**JOB:** Skipping all pictures, set down the lines of the listing from the first through the one with "plt.rcParams['font.family'] = ['Lato', 'DejaVu".

**DATA EXTRACT:**

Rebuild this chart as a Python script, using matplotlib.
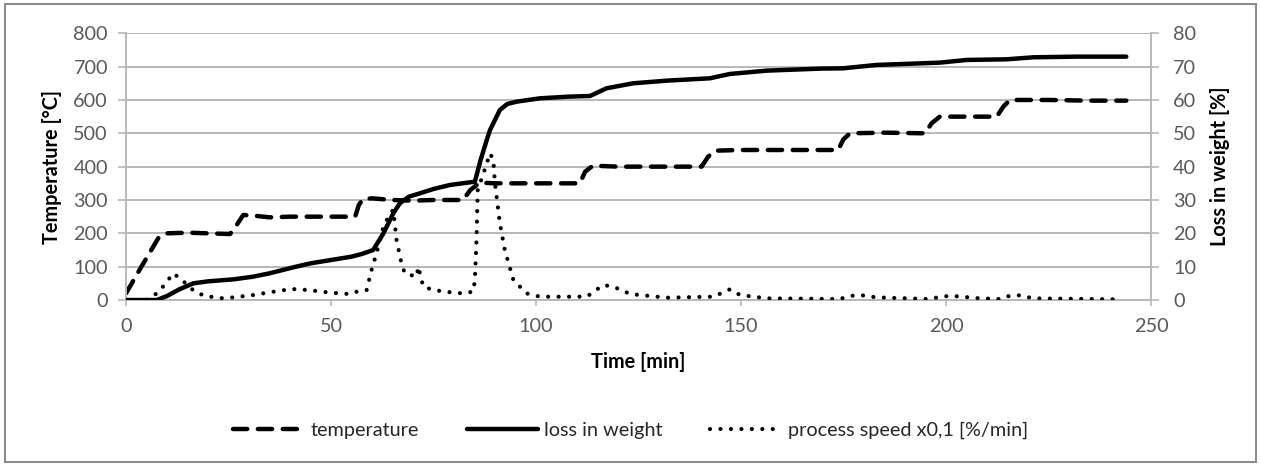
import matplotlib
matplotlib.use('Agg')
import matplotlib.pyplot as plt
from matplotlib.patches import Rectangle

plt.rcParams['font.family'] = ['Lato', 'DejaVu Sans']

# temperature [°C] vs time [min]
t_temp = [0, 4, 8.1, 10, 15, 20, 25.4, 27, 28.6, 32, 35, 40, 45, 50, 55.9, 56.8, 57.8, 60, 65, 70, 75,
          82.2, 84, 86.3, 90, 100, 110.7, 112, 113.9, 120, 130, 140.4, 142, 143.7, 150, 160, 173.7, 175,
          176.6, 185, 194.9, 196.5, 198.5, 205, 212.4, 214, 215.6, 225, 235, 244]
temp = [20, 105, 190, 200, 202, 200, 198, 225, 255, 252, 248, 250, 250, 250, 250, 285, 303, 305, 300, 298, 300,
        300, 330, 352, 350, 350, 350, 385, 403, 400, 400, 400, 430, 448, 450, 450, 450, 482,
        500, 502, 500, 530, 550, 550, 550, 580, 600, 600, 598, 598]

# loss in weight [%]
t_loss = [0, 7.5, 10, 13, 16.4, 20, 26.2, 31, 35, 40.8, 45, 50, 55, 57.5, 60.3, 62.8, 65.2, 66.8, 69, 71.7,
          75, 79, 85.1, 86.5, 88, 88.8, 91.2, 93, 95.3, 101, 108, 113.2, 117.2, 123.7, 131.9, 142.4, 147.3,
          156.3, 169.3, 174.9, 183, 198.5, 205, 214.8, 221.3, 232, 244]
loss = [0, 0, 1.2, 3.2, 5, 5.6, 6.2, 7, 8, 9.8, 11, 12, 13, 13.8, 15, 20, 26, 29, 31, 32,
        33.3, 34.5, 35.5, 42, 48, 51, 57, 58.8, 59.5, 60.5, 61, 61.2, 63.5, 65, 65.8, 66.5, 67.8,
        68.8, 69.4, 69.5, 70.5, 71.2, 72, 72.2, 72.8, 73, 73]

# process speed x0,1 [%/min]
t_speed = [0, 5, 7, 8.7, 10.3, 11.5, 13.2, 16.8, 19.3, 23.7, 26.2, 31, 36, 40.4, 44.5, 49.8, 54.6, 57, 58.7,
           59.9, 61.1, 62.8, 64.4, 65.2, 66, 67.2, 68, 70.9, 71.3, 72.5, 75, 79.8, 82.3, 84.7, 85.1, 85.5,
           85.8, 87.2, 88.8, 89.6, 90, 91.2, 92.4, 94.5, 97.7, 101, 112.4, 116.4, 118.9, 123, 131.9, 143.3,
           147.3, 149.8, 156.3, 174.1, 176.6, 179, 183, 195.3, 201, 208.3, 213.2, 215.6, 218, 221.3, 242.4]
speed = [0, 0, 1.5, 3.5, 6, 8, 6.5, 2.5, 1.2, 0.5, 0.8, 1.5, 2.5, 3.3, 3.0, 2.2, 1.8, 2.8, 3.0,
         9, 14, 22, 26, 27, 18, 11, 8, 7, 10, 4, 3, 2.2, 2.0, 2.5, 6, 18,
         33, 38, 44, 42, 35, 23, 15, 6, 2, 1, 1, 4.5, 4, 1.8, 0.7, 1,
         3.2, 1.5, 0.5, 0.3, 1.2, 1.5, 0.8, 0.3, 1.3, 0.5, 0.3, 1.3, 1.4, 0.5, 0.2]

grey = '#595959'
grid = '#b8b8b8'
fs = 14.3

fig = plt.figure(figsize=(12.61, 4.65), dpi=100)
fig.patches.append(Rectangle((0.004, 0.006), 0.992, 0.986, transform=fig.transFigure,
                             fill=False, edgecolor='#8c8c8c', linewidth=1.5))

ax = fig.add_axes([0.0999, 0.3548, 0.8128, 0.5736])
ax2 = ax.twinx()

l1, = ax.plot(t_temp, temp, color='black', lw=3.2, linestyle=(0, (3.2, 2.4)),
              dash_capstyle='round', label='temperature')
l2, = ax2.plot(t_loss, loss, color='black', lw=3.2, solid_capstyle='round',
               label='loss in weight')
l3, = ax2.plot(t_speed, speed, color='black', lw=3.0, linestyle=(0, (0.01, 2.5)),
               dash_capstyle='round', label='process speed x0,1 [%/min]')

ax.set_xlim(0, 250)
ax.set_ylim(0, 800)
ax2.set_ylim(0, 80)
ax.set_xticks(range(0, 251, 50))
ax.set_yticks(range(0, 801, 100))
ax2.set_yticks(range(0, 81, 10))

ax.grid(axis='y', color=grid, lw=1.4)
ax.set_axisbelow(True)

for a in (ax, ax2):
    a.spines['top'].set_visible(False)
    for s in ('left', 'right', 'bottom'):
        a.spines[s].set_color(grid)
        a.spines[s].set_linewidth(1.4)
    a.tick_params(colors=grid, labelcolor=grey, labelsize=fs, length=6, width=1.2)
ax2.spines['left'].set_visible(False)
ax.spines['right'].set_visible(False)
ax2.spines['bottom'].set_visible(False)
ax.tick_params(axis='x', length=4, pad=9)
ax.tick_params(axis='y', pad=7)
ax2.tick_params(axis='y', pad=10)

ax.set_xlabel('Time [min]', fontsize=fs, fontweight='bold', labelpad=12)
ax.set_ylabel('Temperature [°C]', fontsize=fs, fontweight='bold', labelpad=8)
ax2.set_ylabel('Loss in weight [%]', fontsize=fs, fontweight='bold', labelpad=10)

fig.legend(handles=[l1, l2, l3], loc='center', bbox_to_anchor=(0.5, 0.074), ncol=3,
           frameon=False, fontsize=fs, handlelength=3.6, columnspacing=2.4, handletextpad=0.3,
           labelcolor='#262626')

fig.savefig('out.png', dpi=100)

**SOLUTION TO THIS TASK:**
Rebuild this chart as a Python script, using matplotlib.
import matplotlib
matplotlib.use('Agg')
import matplotlib.pyplot as plt
from matplotlib.patches import Rectangle

plt.rcParams['font.family'] = ['Lato', 'DejaVu Sans']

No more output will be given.